Python - x-ticks placed wrong in a bar plot

30 Views Asked by At

I created a bar plot/hist of categorical data and I iterated over the number of records. The problem is the x-ticks are not centered. And somehow there's a zero there that comes from nowhere! Could someone please explain to me how I can center the x-ticks and how did I get a zero in there when it's nowhere in my dataset??!!

I'd appreciate your help. Thanks!

Here's my code:

def distribution(data, colName, title, plot_name):

    fig = plt.figure(figsize = (50,10));

    for i, feature in enumerate(colName):
        ax = fig.add_subplot(1, 2, i+1)
        ax.hist(data[feature], bins = 25, color = 'maroon')
        ax.tick_params(axis='x', rotation=90, labelsize=20)
        ax.set_ylim((0, 2000))
        ax.set_yticks([0, 500, 1000, 1500, 2000])
        ax.set_yticklabels([0, 500, 1000, 1500, ">2000"], fontsize=20)
        ax.bar_label(ax.containers[0], size=20)

    ax.set_title(title, fontsize = 30)
    plt.savefig(plot_name, format='png')
    plt.show()
        
distribution(df, ['Subtype 1'], "Distribution of Subtype 1", "Distribution of Subtype 1.png" )

enter image description here

1

There are 1 best solutions below

0
On

I removed the for loop entirely, because Pandas with groupby function is much easier to work with. Also my mistake was that I used the histogram function not the barplot. In the new code I used the barplot from seaborn library. The result is perfectly representative of the dataset.

Here's my new code:

import seaborn as sns

df = df.groupby("Subtype 1").count().reset_index() 

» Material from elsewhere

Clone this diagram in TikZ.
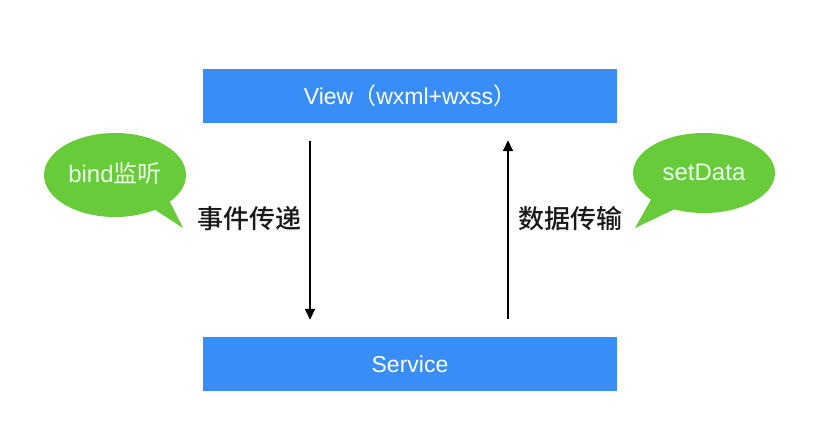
\documentclass[tikz,border=0pt]{standalone}
\usepackage{fontspec}
\setmainfont{Liberation Sans}
\newfontfamily\cjk{Noto Sans CJK SC}
\newfontfamily\cjkmed{Noto Sans CJK SC}[UprightFont=* Medium]
\usetikzlibrary{arrows.meta}
\definecolor{boxblue}{RGB}{56,142,246}
\definecolor{bubgreen}{RGB}{104,203,58}
\begin{document}
\begin{tikzpicture}[x=1pt,y=-1pt,
  bluebox/.style={fill=boxblue,draw=none,minimum width=414pt,minimum height=54pt,inner sep=0pt,text=white,font=\fontsize{23}{26}\selectfont},
  bubble/.style={fill=bubgreen,draw=none},
  bubtext/.style={text=white!92!green,font=\fontsize{24}{27}\selectfont},
  label/.style={text=black!90,font=\fontsize{26}{29}\selectfont\cjkmed},
  flow/.style={line width=1.5pt,-{Triangle[length=11pt,width=10pt]},shorten <=18pt,shorten >=17pt}]
\useasboundingbox[fill=white] (0,0) rectangle (823,428);
\node[bluebox] (view) at (410,96) {View{\cjk（}wxml+wxss{\cjk）}};
\node[bluebox] (service) at (410,364) {Service};
\draw[flow] ([xshift=-100pt]view.south) -- ([xshift=-100pt]service.north);
\draw[flow] ([xshift=98pt]service.north) -- ([xshift=98pt]view.south);
\node[label] (l1) at (249,219) {事件传递};
\node[label] (l2) at (570,219) {数据传输};
% left bubble
\fill[bubble] (140,200) -- (183,228) -- (168,198) -- cycle;
\fill[bubble] (115,175) ellipse [x radius=71, y radius=42];
\node[bubtext] (b1) at (115,173) {bind{\cjk 监听}};
% right bubble
\fill[bubble] (653,196) -- (635,228) -- (677,208) -- cycle;
\fill[bubble] (704,173) ellipse [x radius=71, y radius=40];
\node[bubtext] (b2) at (704,172) {setData};
\end{tikzpicture}
\end{document}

def distribution(data, colName_x, colName_y, title, plot_name):
    x_axis = colName_x
    y_axis = colName_y
    fig = plt.figure(figsize = (50,10));
    ax = sns.barplot(x=colName_x, y=colName_y, data=data, color = 'maroon')
    ax.tick_params(axis='x', rotation=90, labelsize=20)
    ax.set_ylim((0, 2000))
    ax.set_yticks([0, 500, 1000, 1500, 2000])
    ax.set_yticklabels([0, 500, 1000, 1500, ">2000"], fontsize=20)
    ax.bar_label(ax.containers[0], size=20)

    ax.set_title(title, fontsize = 30)
    plt.savefig(plot_name, format='png', bbox_inches="tight")
    plt.show()

distribution(df, df['Subtype 1'], df['Count'], "Distribution of Subtype 1", "Distribution of Subtype 1.png" )

enter image description here